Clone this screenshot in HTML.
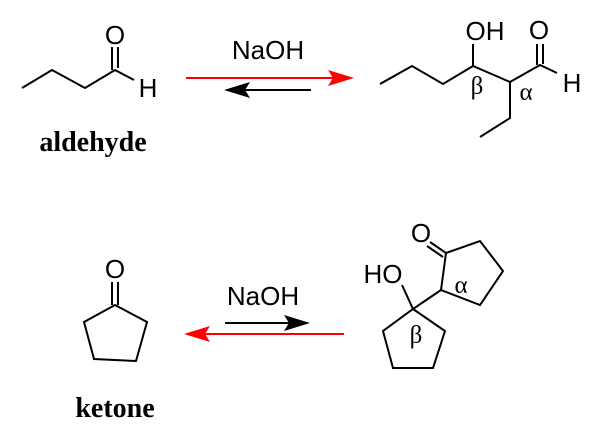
<!DOCTYPE html>
<html><head><meta charset="utf-8"><style>
html,body{margin:0;padding:0;background:#fff}
svg{display:block}
.a{font-family:"Liberation Sans",sans-serif;font-size:26px;fill:#000}
.g{font-family:"Liberation Serif",serif;font-size:25px;fill:#000}
.b{font-family:"Liberation Serif",serif;font-size:28px;font-weight:bold;fill:#000}
</style></head><body>
<svg width="613" height="437" viewBox="0 0 613 437" xmlns="http://www.w3.org/2000/svg">
<g fill="none" stroke="#000" stroke-width="2" stroke-linejoin="miter">
<polyline points="22,88 52,70 85,88 115,70 134,80"/>
<line x1="112" y1="70" x2="112" y2="47"/><line x1="118" y1="68" x2="118" y2="47"/>
<polyline points="380,84 412,66 443,84 473,66 510,82 540,65 557,73"/>
<line x1="473" y1="66" x2="473" y2="44"/>
<line x1="537" y1="65" x2="537" y2="44"/><line x1="543" y1="64" x2="543" y2="44"/>
<polyline points="510,82 510,118 480,137"/>
<polygon points="115,305 147,322 136,361 94,359 84,322"/>
<line x1="112" y1="305" x2="112" y2="282"/><line x1="118" y1="305" x2="118" y2="282"/>
<polygon points="413,309 445,331 433,368 393,368 383,331"/>
<line x1="413" y1="309" x2="402" y2="285"/>
<line x1="413" y1="309" x2="441" y2="290"/>
<polygon points="441,290 446,253 480,241 503,271 480,305"/>
<line x1="446" y1="253" x2="430" y2="242"/><line x1="443" y1="257" x2="427" y2="246"/>
</g>
<line x1="186" y1="78" x2="336" y2="78" stroke="#f00" stroke-width="2"/>
<polygon points="354,78 328,70 333,78 328,86" fill="#f00"/>
<line x1="311" y1="90" x2="240" y2="90" stroke="#000" stroke-width="2"/>
<polygon points="224,90 250,82 245,90 250,98" fill="#000"/>
<line x1="225" y1="323" x2="292" y2="323" stroke="#000" stroke-width="2"/>
<polygon points="310,323 284,315 289,323 284,331" fill="#000"/>
<line x1="344" y1="334" x2="200" y2="334" stroke="#f00" stroke-width="2"/>
<polygon points="184,334 210,326 205,334 210,342" fill="#f00"/>
<text class="a" x="115" y="44" text-anchor="middle">O</text>
<text class="a" x="148" y="97" text-anchor="middle">H</text>
<text class="a" x="268" y="59" text-anchor="middle">NaOH</text>
<text class="a" x="485" y="40" text-anchor="middle">OH</text>
<text class="a" x="539" y="39" text-anchor="middle">O</text>
<text class="a" x="572" y="92" text-anchor="middle">H</text>
<text class="g" x="477" y="94" text-anchor="middle">β</text>
<text class="g" x="526" y="100" text-anchor="middle">α</text>
<text class="b" x="93" y="151" text-anchor="middle">aldehyde</text>
<text class="a" x="115" y="278" text-anchor="middle">O</text>
<text class="a" x="263" y="305" text-anchor="middle">NaOH</text>
<text class="a" x="383" y="283" text-anchor="middle">HO</text>
<text class="a" x="421" y="242" text-anchor="middle">O</text>
<text class="g" x="461" y="293" text-anchor="middle">α</text>
<text class="g" x="416" y="343" text-anchor="middle">β</text>
<text class="b" x="115" y="417" text-anchor="middle">ketone</text>
</svg>
</body></html>
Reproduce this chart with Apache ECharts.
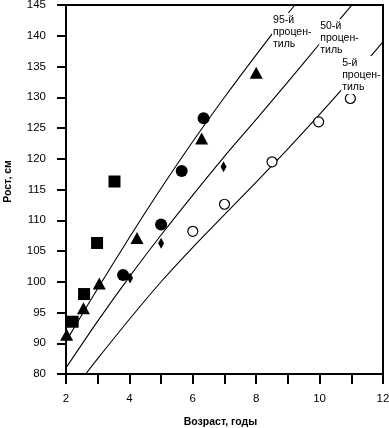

## [YOUR OBJECTIVE]
The records above are to be reproduced exactly; the pictures are to be left out.

## [OUTPUT FOR THIS TASK]
Clone this screenshot in HTML.
<!DOCTYPE html>
<html><head><meta charset="utf-8"><style>
html,body{margin:0;padding:0;background:#fff}
svg{display:block}
.a{font-family:"Liberation Sans",sans-serif;font-size:26px;fill:#000}
.g{font-family:"Liberation Serif",serif;font-size:25px;fill:#000}
.b{font-family:"Liberation Serif",serif;font-size:28px;font-weight:bold;fill:#000}
</style></head><body>
<svg width="613" height="437" viewBox="0 0 613 437" xmlns="http://www.w3.org/2000/svg">
<g fill="none" stroke="#000" stroke-width="2" stroke-linejoin="miter">
<polyline points="22,88 52,70 85,88 115,70 134,80"/>
<line x1="112" y1="70" x2="112" y2="47"/><line x1="118" y1="68" x2="118" y2="47"/>
<polyline points="380,84 412,66 443,84 473,66 510,82 540,65 557,73"/>
<line x1="473" y1="66" x2="473" y2="44"/>
<line x1="537" y1="65" x2="537" y2="44"/><line x1="543" y1="64" x2="543" y2="44"/>
<polyline points="510,82 510,118 480,137"/>
<polygon points="115,305 147,322 136,361 94,359 84,322"/>
<line x1="112" y1="305" x2="112" y2="282"/><line x1="118" y1="305" x2="118" y2="282"/>
<polygon points="413,309 445,331 433,368 393,368 383,331"/>
<line x1="413" y1="309" x2="402" y2="285"/>
<line x1="413" y1="309" x2="441" y2="290"/>
<polygon points="441,290 446,253 480,241 503,271 480,305"/>
<line x1="446" y1="253" x2="430" y2="242"/><line x1="443" y1="257" x2="427" y2="246"/>
</g>
<line x1="186" y1="78" x2="336" y2="78" stroke="#f00" stroke-width="2"/>
<polygon points="354,78 328,70 333,78 328,86" fill="#f00"/>
<line x1="311" y1="90" x2="240" y2="90" stroke="#000" stroke-width="2"/>
<polygon points="224,90 250,82 245,90 250,98" fill="#000"/>
<line x1="225" y1="323" x2="292" y2="323" stroke="#000" stroke-width="2"/>
<polygon points="310,323 284,315 289,323 284,331" fill="#000"/>
<line x1="344" y1="334" x2="200" y2="334" stroke="#f00" stroke-width="2"/>
<polygon points="184,334 210,326 205,334 210,342" fill="#f00"/>
<text class="a" x="115" y="44" text-anchor="middle">O</text>
<text class="a" x="148" y="97" text-anchor="middle">H</text>
<text class="a" x="268" y="59" text-anchor="middle">NaOH</text>
<text class="a" x="485" y="40" text-anchor="middle">OH</text>
<text class="a" x="539" y="39" text-anchor="middle">O</text>
<text class="a" x="572" y="92" text-anchor="middle">H</text>
<text class="g" x="477" y="94" text-anchor="middle">β</text>
<text class="g" x="526" y="100" text-anchor="middle">α</text>
<text class="b" x="93" y="151" text-anchor="middle">aldehyde</text>
<text class="a" x="115" y="278" text-anchor="middle">O</text>
<text class="a" x="263" y="305" text-anchor="middle">NaOH</text>
<text class="a" x="383" y="283" text-anchor="middle">HO</text>
<text class="a" x="421" y="242" text-anchor="middle">O</text>
<text class="g" x="461" y="293" text-anchor="middle">α</text>
<text class="g" x="416" y="343" text-anchor="middle">β</text>
<text class="b" x="115" y="417" text-anchor="middle">ketone</text>
</svg>
</body></html>
Reproduce this chart with Apache ECharts.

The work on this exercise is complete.